┌──

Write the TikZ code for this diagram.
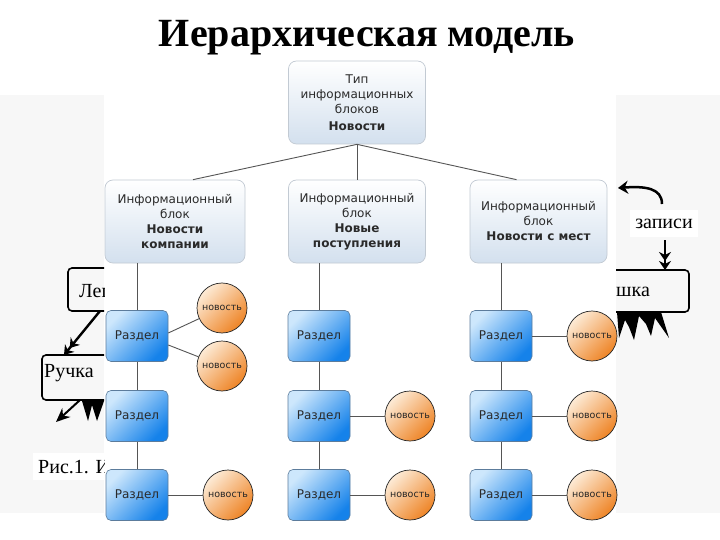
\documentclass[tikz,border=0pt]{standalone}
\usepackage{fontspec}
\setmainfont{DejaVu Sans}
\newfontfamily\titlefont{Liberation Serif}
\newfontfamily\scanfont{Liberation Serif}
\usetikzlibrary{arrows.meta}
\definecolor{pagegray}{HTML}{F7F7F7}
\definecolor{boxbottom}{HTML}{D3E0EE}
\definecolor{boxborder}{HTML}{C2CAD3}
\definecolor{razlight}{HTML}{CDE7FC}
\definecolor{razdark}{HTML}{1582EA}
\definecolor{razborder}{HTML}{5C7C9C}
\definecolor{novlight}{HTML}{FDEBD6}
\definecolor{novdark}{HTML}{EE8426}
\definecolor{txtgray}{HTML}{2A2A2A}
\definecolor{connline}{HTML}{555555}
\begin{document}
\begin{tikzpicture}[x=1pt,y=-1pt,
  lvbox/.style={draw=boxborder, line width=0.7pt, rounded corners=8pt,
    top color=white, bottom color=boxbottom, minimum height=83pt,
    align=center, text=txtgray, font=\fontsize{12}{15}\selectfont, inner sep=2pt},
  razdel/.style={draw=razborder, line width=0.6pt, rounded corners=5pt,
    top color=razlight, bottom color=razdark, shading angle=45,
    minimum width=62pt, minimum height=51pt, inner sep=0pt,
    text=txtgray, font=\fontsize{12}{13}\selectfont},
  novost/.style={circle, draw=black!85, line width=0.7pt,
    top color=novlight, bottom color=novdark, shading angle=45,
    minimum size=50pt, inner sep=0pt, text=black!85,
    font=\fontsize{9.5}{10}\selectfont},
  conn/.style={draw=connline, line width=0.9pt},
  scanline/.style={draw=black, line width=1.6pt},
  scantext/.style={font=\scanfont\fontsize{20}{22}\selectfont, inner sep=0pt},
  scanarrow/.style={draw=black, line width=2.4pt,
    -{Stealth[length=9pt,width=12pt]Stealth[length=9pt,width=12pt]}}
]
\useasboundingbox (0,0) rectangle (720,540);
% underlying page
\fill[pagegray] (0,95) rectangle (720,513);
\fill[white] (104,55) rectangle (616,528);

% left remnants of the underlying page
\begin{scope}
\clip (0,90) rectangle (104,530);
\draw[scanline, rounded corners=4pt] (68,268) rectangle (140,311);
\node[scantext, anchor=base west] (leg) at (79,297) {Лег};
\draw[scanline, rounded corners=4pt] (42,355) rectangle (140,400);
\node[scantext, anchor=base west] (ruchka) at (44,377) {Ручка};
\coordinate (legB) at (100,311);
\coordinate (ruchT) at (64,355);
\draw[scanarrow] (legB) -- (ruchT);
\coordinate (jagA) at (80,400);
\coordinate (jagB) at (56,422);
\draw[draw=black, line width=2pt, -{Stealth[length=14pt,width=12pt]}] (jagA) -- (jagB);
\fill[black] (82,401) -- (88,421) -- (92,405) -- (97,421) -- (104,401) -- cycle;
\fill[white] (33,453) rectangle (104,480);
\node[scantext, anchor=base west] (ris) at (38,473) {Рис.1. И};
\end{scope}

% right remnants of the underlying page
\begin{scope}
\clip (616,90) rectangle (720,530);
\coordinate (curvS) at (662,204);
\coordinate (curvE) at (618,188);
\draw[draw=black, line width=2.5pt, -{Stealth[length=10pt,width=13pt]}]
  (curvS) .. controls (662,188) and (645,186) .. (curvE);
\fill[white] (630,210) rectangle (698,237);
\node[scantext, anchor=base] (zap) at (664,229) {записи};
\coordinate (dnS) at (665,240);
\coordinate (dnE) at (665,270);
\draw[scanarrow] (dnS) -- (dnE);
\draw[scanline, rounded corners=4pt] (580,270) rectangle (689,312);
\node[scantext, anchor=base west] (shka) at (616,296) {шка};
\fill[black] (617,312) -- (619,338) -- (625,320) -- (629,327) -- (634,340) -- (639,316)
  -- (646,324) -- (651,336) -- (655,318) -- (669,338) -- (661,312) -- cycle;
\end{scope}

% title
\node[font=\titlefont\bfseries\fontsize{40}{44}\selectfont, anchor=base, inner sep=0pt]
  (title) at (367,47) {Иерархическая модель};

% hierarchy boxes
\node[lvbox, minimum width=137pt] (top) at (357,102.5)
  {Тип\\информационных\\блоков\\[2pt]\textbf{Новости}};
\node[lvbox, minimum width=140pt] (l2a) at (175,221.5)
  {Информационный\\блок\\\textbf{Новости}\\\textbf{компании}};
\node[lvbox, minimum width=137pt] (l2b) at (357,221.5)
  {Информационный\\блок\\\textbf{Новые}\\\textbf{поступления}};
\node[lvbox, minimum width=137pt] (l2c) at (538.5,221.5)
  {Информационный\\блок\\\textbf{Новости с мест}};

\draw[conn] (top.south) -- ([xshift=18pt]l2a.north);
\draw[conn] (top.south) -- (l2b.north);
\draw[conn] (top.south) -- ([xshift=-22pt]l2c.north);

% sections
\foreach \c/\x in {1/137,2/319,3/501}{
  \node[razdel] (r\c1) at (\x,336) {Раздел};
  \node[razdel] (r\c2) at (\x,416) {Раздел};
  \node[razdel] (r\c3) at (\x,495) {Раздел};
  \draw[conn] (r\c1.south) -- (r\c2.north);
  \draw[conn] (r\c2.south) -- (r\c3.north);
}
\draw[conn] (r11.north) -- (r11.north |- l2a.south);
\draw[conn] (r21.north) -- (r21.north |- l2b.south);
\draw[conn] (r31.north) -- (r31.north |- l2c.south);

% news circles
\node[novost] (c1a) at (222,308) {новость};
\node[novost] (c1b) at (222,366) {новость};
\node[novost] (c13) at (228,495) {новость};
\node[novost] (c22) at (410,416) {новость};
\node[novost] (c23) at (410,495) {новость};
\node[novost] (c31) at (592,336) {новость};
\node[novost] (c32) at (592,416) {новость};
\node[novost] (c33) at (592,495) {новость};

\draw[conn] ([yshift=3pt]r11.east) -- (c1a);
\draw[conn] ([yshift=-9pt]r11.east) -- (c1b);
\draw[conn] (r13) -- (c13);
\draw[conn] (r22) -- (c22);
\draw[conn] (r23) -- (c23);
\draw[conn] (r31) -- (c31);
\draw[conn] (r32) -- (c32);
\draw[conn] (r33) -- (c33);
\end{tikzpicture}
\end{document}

└──

- Aim:
Without the pictures, repeat the listing above exactly.

- Solution below:
Write the TikZ code for this diagram.
\documentclass[tikz,border=0pt]{standalone}
\usepackage{fontspec}
\setmainfont{DejaVu Sans}
\newfontfamily\titlefont{Liberation Serif}
\newfontfamily\scanfont{Liberation Serif}
\usetikzlibrary{arrows.meta}
\definecolor{pagegray}{HTML}{F7F7F7}
\definecolor{boxbottom}{HTML}{D3E0EE}
\definecolor{boxborder}{HTML}{C2CAD3}
\definecolor{razlight}{HTML}{CDE7FC}
\definecolor{razdark}{HTML}{1582EA}
\definecolor{razborder}{HTML}{5C7C9C}
\definecolor{novlight}{HTML}{FDEBD6}
\definecolor{novdark}{HTML}{EE8426}
\definecolor{txtgray}{HTML}{2A2A2A}
\definecolor{connline}{HTML}{555555}
\begin{document}
\begin{tikzpicture}[x=1pt,y=-1pt,
  lvbox/.style={draw=boxborder, line width=0.7pt, rounded corners=8pt,
    top color=white, bottom color=boxbottom, minimum height=83pt,
    align=center, text=txtgray, font=\fontsize{12}{15}\selectfont, inner sep=2pt},
  razdel/.style={draw=razborder, line width=0.6pt, rounded corners=5pt,
    top color=razlight, bottom color=razdark, shading angle=45,
    minimum width=62pt, minimum height=51pt, inner sep=0pt,
    text=txtgray, font=\fontsize{12}{13}\selectfont},
  novost/.style={circle, draw=black!85, line width=0.7pt,
    top color=novlight, bottom color=novdark, shading angle=45,
    minimum size=50pt, inner sep=0pt, text=black!85,
    font=\fontsize{9.5}{10}\selectfont},
  conn/.style={draw=connline, line width=0.9pt},
  scanline/.style={draw=black, line width=1.6pt},
  scantext/.style={font=\scanfont\fontsize{20}{22}\selectfont, inner sep=0pt},
  scanarrow/.style={draw=black, line width=2.4pt,
    -{Stealth[length=9pt,width=12pt]Stealth[length=9pt,width=12pt]}}
]
\useasboundingbox (0,0) rectangle (720,540);
% underlying page
\fill[pagegray] (0,95) rectangle (720,513);
\fill[white] (104,55) rectangle (616,528);

% left remnants of the underlying page
\begin{scope}
\clip (0,90) rectangle (104,530);
\draw[scanline, rounded corners=4pt] (68,268) rectangle (140,311);
\node[scantext, anchor=base west] (leg) at (79,297) {Лег};
\draw[scanline, rounded corners=4pt] (42,355) rectangle (140,400);
\node[scantext, anchor=base west] (ruchka) at (44,377) {Ручка};
\coordinate (legB) at (100,311);
\coordinate (ruchT) at (64,355);
\draw[scanarrow] (legB) -- (ruchT);
\coordinate (jagA) at (80,400);
\coordinate (jagB) at (56,422);
\draw[draw=black, line width=2pt, -{Stealth[length=14pt,width=12pt]}] (jagA) -- (jagB);
\fill[black] (82,401) -- (88,421) -- (92,405) -- (97,421) -- (104,401) -- cycle;
\fill[white] (33,453) rectangle (104,480);
\node[scantext, anchor=base west] (ris) at (38,473) {Рис.1. И};
\end{scope}

% right remnants of the underlying page
\begin{scope}
\clip (616,90) rectangle (720,530);
\coordinate (curvS) at (662,204);
\coordinate (curvE) at (618,188);
\draw[draw=black, line width=2.5pt, -{Stealth[length=10pt,width=13pt]}]
  (curvS) .. controls (662,188) and (645,186) .. (curvE);
\fill[white] (630,210) rectangle (698,237);
\node[scantext, anchor=base] (zap) at (664,229) {записи};
\coordinate (dnS) at (665,240);
\coordinate (dnE) at (665,270);
\draw[scanarrow] (dnS) -- (dnE);
\draw[scanline, rounded corners=4pt] (580,270) rectangle (689,312);
\node[scantext, anchor=base west] (shka) at (616,296) {шка};
\fill[black] (617,312) -- (619,338) -- (625,320) -- (629,327) -- (634,340) -- (639,316)
  -- (646,324) -- (651,336) -- (655,318) -- (669,338) -- (661,312) -- cycle;
\end{scope}

% title
\node[font=\titlefont\bfseries\fontsize{40}{44}\selectfont, anchor=base, inner sep=0pt]
  (title) at (367,47) {Иерархическая модель};

% hierarchy boxes
\node[lvbox, minimum width=137pt] (top) at (357,102.5)
  {Тип\\информационных\\блоков\\[2pt]\textbf{Новости}};
\node[lvbox, minimum width=140pt] (l2a) at (175,221.5)
  {Информационный\\блок\\\textbf{Новости}\\\textbf{компании}};
\node[lvbox, minimum width=137pt] (l2b) at (357,221.5)
  {Информационный\\блок\\\textbf{Новые}\\\textbf{поступления}};
\node[lvbox, minimum width=137pt] (l2c) at (538.5,221.5)
  {Информационный\\блок\\\textbf{Новости с мест}};

\draw[conn] (top.south) -- ([xshift=18pt]l2a.north);
\draw[conn] (top.south) -- (l2b.north);
\draw[conn] (top.south) -- ([xshift=-22pt]l2c.north);

% sections
\foreach \c/\x in {1/137,2/319,3/501}{
  \node[razdel] (r\c1) at (\x,336) {Раздел};
  \node[razdel] (r\c2) at (\x,416) {Раздел};
  \node[razdel] (r\c3) at (\x,495) {Раздел};
  \draw[conn] (r\c1.south) -- (r\c2.north);
  \draw[conn] (r\c2.south) -- (r\c3.north);
}
\draw[conn] (r11.north) -- (r11.north |- l2a.south);
\draw[conn] (r21.north) -- (r21.north |- l2b.south);
\draw[conn] (r31.north) -- (r31.north |- l2c.south);

% news circles
\node[novost] (c1a) at (222,308) {новость};
\node[novost] (c1b) at (222,366) {новость};
\node[novost] (c13) at (228,495) {новость};
\node[novost] (c22) at (410,416) {новость};
\node[novost] (c23) at (410,495) {новость};
\node[novost] (c31) at (592,336) {новость};
\node[novost] (c32) at (592,416) {новость};
\node[novost] (c33) at (592,495) {новость};

\draw[conn] ([yshift=3pt]r11.east) -- (c1a);
\draw[conn] ([yshift=-9pt]r11.east) -- (c1b);
\draw[conn] (r13) -- (c13);
\draw[conn] (r22) -- (c22);
\draw[conn] (r23) -- (c23);
\draw[conn] (r31) -- (c31);
\draw[conn] (r32) -- (c32);
\draw[conn] (r33) -- (c33);
\end{tikzpicture}
\end{document}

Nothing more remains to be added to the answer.